▸ **What to work on**:
Collect every line in the records below that contains the word "this".

▸ **Entries provided**:
◇ ◇ ◇
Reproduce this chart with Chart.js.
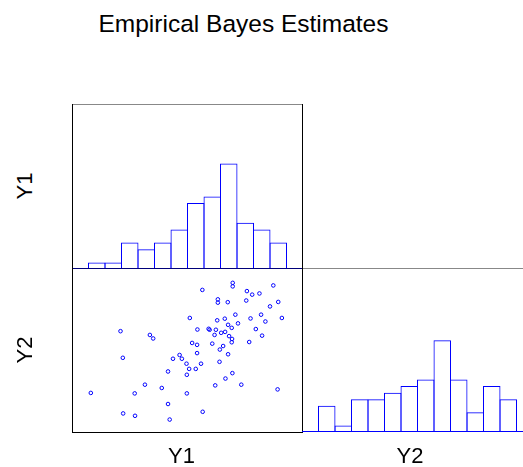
◇ ◇ ◇
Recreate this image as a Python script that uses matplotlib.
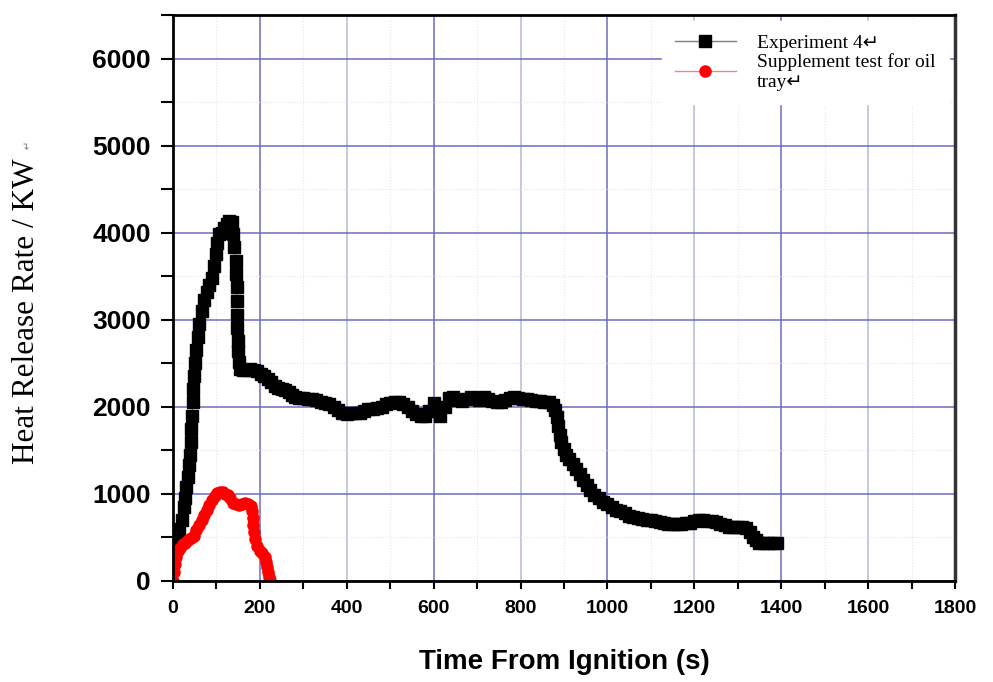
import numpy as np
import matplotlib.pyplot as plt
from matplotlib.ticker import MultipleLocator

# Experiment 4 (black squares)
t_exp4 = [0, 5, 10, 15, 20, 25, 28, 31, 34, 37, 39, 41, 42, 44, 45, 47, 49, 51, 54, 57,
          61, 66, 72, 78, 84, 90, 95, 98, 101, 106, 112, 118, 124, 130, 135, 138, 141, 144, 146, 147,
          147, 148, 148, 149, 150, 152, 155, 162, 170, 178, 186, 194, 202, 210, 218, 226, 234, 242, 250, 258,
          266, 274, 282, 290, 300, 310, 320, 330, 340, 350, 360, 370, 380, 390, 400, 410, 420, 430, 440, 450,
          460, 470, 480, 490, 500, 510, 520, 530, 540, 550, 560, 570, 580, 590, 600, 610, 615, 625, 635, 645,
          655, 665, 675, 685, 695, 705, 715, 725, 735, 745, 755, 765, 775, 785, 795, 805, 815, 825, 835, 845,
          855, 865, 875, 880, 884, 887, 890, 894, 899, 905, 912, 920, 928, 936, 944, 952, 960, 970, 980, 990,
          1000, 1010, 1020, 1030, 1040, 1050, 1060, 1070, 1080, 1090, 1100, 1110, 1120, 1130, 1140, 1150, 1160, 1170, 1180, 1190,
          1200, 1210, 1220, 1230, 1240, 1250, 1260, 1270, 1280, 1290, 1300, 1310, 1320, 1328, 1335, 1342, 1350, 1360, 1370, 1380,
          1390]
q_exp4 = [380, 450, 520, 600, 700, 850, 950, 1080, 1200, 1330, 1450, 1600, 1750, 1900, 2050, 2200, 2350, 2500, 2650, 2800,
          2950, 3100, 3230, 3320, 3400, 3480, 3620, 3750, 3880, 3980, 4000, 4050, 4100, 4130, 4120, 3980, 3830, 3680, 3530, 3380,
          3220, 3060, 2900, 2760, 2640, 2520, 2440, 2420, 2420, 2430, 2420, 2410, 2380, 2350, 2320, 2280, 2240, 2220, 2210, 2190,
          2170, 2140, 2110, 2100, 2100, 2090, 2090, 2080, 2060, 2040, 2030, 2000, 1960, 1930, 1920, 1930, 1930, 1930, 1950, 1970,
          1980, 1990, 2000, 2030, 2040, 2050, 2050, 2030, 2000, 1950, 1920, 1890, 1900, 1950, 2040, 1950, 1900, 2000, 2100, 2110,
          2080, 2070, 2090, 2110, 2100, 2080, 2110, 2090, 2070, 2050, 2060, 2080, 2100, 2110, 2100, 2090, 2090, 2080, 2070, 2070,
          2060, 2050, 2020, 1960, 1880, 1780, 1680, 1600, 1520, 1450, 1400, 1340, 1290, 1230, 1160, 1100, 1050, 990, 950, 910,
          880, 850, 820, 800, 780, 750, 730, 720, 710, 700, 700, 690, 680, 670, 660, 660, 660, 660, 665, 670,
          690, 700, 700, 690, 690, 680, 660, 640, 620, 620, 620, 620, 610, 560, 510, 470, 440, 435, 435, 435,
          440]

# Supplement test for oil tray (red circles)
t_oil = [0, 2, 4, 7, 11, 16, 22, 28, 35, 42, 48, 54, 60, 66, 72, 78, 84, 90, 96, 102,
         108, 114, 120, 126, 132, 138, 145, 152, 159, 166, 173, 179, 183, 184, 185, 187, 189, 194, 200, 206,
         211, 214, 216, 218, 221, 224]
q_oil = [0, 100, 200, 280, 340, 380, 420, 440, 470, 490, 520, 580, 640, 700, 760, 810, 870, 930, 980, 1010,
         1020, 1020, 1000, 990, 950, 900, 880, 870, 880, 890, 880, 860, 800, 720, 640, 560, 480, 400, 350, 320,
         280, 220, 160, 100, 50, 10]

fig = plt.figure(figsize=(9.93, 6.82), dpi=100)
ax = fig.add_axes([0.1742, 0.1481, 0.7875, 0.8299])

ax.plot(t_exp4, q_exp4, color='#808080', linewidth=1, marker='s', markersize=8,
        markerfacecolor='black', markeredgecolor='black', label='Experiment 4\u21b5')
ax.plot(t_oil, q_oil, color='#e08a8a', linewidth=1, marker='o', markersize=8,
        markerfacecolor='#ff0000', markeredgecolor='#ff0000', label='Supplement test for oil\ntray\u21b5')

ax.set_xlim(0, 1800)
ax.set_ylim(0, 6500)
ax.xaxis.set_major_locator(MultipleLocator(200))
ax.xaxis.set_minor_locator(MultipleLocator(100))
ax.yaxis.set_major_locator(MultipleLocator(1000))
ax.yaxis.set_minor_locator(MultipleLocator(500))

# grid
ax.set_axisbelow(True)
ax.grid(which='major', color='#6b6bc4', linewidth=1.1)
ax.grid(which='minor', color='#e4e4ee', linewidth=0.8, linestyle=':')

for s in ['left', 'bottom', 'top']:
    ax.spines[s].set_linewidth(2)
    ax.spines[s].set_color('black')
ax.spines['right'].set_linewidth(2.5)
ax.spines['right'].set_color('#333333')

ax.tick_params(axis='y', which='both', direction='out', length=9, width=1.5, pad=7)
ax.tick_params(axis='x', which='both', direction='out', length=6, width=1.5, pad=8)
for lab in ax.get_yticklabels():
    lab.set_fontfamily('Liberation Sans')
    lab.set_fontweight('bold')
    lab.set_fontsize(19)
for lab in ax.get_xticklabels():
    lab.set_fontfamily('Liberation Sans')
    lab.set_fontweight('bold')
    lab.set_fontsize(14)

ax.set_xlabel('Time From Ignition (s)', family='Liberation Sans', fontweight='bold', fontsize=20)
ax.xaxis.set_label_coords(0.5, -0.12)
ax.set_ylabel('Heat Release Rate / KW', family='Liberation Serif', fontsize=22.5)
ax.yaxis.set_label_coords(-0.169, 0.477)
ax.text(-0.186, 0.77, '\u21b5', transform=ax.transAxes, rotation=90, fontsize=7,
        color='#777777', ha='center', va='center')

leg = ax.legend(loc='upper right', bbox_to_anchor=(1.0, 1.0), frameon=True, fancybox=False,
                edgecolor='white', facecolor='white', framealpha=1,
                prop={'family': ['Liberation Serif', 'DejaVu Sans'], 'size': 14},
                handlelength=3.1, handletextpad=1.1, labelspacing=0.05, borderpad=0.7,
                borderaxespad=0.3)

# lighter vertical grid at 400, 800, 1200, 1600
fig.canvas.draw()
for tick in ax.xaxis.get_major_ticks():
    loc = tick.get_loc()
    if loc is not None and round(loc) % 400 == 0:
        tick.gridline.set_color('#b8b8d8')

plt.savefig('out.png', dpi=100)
◇ ◇ ◇
▸ **Written solution**:
Reproduce this chart with Chart.js.
Recreate this image as a Python script that uses matplotlib.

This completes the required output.